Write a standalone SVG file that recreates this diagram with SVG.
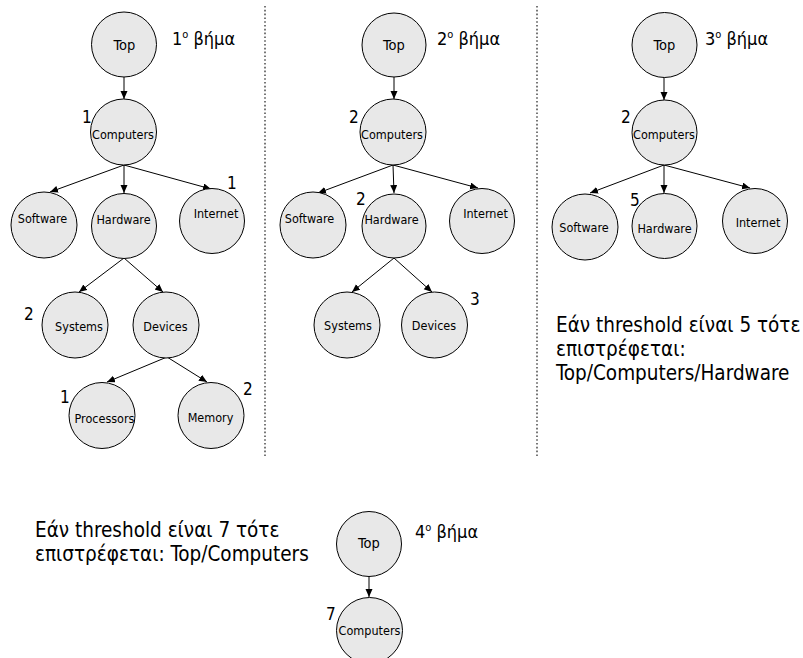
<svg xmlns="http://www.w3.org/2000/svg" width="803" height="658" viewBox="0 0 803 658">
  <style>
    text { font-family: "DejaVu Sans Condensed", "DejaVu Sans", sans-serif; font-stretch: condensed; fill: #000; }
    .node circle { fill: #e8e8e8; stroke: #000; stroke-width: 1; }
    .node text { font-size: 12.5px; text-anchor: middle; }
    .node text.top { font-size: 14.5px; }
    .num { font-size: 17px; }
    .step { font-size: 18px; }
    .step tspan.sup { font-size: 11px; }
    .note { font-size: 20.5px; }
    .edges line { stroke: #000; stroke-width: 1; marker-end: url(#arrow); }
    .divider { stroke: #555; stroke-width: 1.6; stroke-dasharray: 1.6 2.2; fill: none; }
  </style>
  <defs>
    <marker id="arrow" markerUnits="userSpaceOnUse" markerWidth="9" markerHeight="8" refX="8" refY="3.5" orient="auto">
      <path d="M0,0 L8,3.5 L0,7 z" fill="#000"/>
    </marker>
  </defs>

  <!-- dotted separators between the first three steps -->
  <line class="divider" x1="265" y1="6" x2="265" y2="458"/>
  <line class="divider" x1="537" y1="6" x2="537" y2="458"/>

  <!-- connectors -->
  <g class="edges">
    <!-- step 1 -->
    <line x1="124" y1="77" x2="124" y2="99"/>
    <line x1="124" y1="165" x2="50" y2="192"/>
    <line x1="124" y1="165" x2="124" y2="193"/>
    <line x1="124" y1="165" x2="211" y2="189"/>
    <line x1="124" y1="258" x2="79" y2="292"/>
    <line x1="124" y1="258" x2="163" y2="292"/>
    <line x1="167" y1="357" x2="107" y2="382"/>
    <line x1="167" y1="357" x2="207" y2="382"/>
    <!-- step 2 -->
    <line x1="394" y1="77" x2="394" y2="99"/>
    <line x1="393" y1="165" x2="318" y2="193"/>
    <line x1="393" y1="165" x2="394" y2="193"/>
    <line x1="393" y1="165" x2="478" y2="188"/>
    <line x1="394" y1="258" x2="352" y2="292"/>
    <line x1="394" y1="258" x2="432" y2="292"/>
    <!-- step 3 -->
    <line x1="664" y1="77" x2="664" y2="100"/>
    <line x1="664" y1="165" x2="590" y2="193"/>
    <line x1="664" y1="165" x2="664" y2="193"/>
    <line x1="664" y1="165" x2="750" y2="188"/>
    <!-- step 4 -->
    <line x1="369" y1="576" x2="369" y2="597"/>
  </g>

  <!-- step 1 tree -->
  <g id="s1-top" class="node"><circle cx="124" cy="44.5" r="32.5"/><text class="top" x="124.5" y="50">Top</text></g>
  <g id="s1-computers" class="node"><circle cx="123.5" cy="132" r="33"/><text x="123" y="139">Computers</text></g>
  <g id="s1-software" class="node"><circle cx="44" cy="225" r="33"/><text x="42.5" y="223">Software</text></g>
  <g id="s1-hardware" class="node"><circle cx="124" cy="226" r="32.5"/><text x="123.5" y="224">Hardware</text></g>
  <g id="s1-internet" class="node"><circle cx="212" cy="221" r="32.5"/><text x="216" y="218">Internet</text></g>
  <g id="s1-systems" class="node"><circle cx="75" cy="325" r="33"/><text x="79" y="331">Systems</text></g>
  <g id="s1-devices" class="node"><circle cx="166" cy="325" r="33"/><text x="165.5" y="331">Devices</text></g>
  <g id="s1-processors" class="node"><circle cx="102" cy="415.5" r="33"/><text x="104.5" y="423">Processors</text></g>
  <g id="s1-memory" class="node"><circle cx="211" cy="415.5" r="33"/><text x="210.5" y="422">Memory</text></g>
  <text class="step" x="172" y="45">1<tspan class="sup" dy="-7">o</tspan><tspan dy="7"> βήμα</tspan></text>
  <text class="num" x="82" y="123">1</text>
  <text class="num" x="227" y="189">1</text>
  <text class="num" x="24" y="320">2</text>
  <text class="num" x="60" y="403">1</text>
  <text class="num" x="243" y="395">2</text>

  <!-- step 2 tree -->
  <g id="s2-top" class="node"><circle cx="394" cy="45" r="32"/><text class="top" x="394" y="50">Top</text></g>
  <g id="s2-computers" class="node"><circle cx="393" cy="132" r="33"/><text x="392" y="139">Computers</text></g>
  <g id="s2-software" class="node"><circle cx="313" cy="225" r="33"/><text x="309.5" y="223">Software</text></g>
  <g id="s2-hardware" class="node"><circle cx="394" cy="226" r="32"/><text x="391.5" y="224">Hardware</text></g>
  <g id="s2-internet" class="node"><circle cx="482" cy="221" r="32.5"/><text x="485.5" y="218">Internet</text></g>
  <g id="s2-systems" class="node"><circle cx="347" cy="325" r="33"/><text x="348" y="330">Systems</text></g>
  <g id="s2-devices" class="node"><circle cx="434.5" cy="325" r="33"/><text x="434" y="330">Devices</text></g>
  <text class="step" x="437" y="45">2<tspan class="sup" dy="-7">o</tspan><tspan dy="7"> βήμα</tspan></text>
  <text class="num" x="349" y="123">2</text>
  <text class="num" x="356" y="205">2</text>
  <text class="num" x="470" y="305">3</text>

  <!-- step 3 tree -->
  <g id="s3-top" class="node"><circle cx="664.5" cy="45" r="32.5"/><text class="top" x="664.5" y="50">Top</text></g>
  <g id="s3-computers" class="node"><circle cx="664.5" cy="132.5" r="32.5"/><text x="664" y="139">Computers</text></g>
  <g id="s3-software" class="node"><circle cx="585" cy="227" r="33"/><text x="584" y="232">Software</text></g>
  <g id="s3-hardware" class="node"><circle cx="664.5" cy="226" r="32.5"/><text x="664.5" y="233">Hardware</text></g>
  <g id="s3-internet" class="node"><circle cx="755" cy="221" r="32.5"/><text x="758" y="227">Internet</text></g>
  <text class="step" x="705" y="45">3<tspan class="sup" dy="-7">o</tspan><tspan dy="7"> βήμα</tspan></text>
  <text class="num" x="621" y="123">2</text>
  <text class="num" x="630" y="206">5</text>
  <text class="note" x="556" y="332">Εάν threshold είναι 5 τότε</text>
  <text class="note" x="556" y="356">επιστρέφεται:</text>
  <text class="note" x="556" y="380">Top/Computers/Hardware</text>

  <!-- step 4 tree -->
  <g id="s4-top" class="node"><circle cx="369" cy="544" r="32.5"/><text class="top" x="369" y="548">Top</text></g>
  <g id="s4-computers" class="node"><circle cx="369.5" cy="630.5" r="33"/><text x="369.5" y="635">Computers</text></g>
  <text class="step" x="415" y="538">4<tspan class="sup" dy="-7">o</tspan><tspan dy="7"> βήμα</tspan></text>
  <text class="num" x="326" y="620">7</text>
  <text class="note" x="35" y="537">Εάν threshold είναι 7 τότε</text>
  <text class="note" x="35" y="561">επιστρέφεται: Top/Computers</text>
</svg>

******

* _Aim_
Return each line exactly as written. Any picture gets left out.

* _Output_
Write a standalone SVG file that recreates this diagram with SVG.
<svg xmlns="http://www.w3.org/2000/svg" width="803" height="658" viewBox="0 0 803 658">
  <style>
    text { font-family: "DejaVu Sans Condensed", "DejaVu Sans", sans-serif; font-stretch: condensed; fill: #000; }
    .node circle { fill: #e8e8e8; stroke: #000; stroke-width: 1; }
    .node text { font-size: 12.5px; text-anchor: middle; }
    .node text.top { font-size: 14.5px; }
    .num { font-size: 17px; }
    .step { font-size: 18px; }
    .step tspan.sup { font-size: 11px; }
    .note { font-size: 20.5px; }
    .edges line { stroke: #000; stroke-width: 1; marker-end: url(#arrow); }
    .divider { stroke: #555; stroke-width: 1.6; stroke-dasharray: 1.6 2.2; fill: none; }
  </style>
  <defs>
    <marker id="arrow" markerUnits="userSpaceOnUse" markerWidth="9" markerHeight="8" refX="8" refY="3.5" orient="auto">
      <path d="M0,0 L8,3.5 L0,7 z" fill="#000"/>
    </marker>
  </defs>

  <!-- dotted separators between the first three steps -->
  <line class="divider" x1="265" y1="6" x2="265" y2="458"/>
  <line class="divider" x1="537" y1="6" x2="537" y2="458"/>

  <!-- connectors -->
  <g class="edges">
    <!-- step 1 -->
    <line x1="124" y1="77" x2="124" y2="99"/>
    <line x1="124" y1="165" x2="50" y2="192"/>
    <line x1="124" y1="165" x2="124" y2="193"/>
    <line x1="124" y1="165" x2="211" y2="189"/>
    <line x1="124" y1="258" x2="79" y2="292"/>
    <line x1="124" y1="258" x2="163" y2="292"/>
    <line x1="167" y1="357" x2="107" y2="382"/>
    <line x1="167" y1="357" x2="207" y2="382"/>
    <!-- step 2 -->
    <line x1="394" y1="77" x2="394" y2="99"/>
    <line x1="393" y1="165" x2="318" y2="193"/>
    <line x1="393" y1="165" x2="394" y2="193"/>
    <line x1="393" y1="165" x2="478" y2="188"/>
    <line x1="394" y1="258" x2="352" y2="292"/>
    <line x1="394" y1="258" x2="432" y2="292"/>
    <!-- step 3 -->
    <line x1="664" y1="77" x2="664" y2="100"/>
    <line x1="664" y1="165" x2="590" y2="193"/>
    <line x1="664" y1="165" x2="664" y2="193"/>
    <line x1="664" y1="165" x2="750" y2="188"/>
    <!-- step 4 -->
    <line x1="369" y1="576" x2="369" y2="597"/>
  </g>

  <!-- step 1 tree -->
  <g id="s1-top" class="node"><circle cx="124" cy="44.5" r="32.5"/><text class="top" x="124.5" y="50">Top</text></g>
  <g id="s1-computers" class="node"><circle cx="123.5" cy="132" r="33"/><text x="123" y="139">Computers</text></g>
  <g id="s1-software" class="node"><circle cx="44" cy="225" r="33"/><text x="42.5" y="223">Software</text></g>
  <g id="s1-hardware" class="node"><circle cx="124" cy="226" r="32.5"/><text x="123.5" y="224">Hardware</text></g>
  <g id="s1-internet" class="node"><circle cx="212" cy="221" r="32.5"/><text x="216" y="218">Internet</text></g>
  <g id="s1-systems" class="node"><circle cx="75" cy="325" r="33"/><text x="79" y="331">Systems</text></g>
  <g id="s1-devices" class="node"><circle cx="166" cy="325" r="33"/><text x="165.5" y="331">Devices</text></g>
  <g id="s1-processors" class="node"><circle cx="102" cy="415.5" r="33"/><text x="104.5" y="423">Processors</text></g>
  <g id="s1-memory" class="node"><circle cx="211" cy="415.5" r="33"/><text x="210.5" y="422">Memory</text></g>
  <text class="step" x="172" y="45">1<tspan class="sup" dy="-7">o</tspan><tspan dy="7"> βήμα</tspan></text>
  <text class="num" x="82" y="123">1</text>
  <text class="num" x="227" y="189">1</text>
  <text class="num" x="24" y="320">2</text>
  <text class="num" x="60" y="403">1</text>
  <text class="num" x="243" y="395">2</text>

  <!-- step 2 tree -->
  <g id="s2-top" class="node"><circle cx="394" cy="45" r="32"/><text class="top" x="394" y="50">Top</text></g>
  <g id="s2-computers" class="node"><circle cx="393" cy="132" r="33"/><text x="392" y="139">Computers</text></g>
  <g id="s2-software" class="node"><circle cx="313" cy="225" r="33"/><text x="309.5" y="223">Software</text></g>
  <g id="s2-hardware" class="node"><circle cx="394" cy="226" r="32"/><text x="391.5" y="224">Hardware</text></g>
  <g id="s2-internet" class="node"><circle cx="482" cy="221" r="32.5"/><text x="485.5" y="218">Internet</text></g>
  <g id="s2-systems" class="node"><circle cx="347" cy="325" r="33"/><text x="348" y="330">Systems</text></g>
  <g id="s2-devices" class="node"><circle cx="434.5" cy="325" r="33"/><text x="434" y="330">Devices</text></g>
  <text class="step" x="437" y="45">2<tspan class="sup" dy="-7">o</tspan><tspan dy="7"> βήμα</tspan></text>
  <text class="num" x="349" y="123">2</text>
  <text class="num" x="356" y="205">2</text>
  <text class="num" x="470" y="305">3</text>

  <!-- step 3 tree -->
  <g id="s3-top" class="node"><circle cx="664.5" cy="45" r="32.5"/><text class="top" x="664.5" y="50">Top</text></g>
  <g id="s3-computers" class="node"><circle cx="664.5" cy="132.5" r="32.5"/><text x="664" y="139">Computers</text></g>
  <g id="s3-software" class="node"><circle cx="585" cy="227" r="33"/><text x="584" y="232">Software</text></g>
  <g id="s3-hardware" class="node"><circle cx="664.5" cy="226" r="32.5"/><text x="664.5" y="233">Hardware</text></g>
  <g id="s3-internet" class="node"><circle cx="755" cy="221" r="32.5"/><text x="758" y="227">Internet</text></g>
  <text class="step" x="705" y="45">3<tspan class="sup" dy="-7">o</tspan><tspan dy="7"> βήμα</tspan></text>
  <text class="num" x="621" y="123">2</text>
  <text class="num" x="630" y="206">5</text>
  <text class="note" x="556" y="332">Εάν threshold είναι 5 τότε</text>
  <text class="note" x="556" y="356">επιστρέφεται:</text>
  <text class="note" x="556" y="380">Top/Computers/Hardware</text>

  <!-- step 4 tree -->
  <g id="s4-top" class="node"><circle cx="369" cy="544" r="32.5"/><text class="top" x="369" y="548">Top</text></g>
  <g id="s4-computers" class="node"><circle cx="369.5" cy="630.5" r="33"/><text x="369.5" y="635">Computers</text></g>
  <text class="step" x="415" y="538">4<tspan class="sup" dy="-7">o</tspan><tspan dy="7"> βήμα</tspan></text>
  <text class="num" x="326" y="620">7</text>
  <text class="note" x="35" y="537">Εάν threshold είναι 7 τότε</text>
  <text class="note" x="35" y="561">επιστρέφεται: Top/Computers</text>
</svg>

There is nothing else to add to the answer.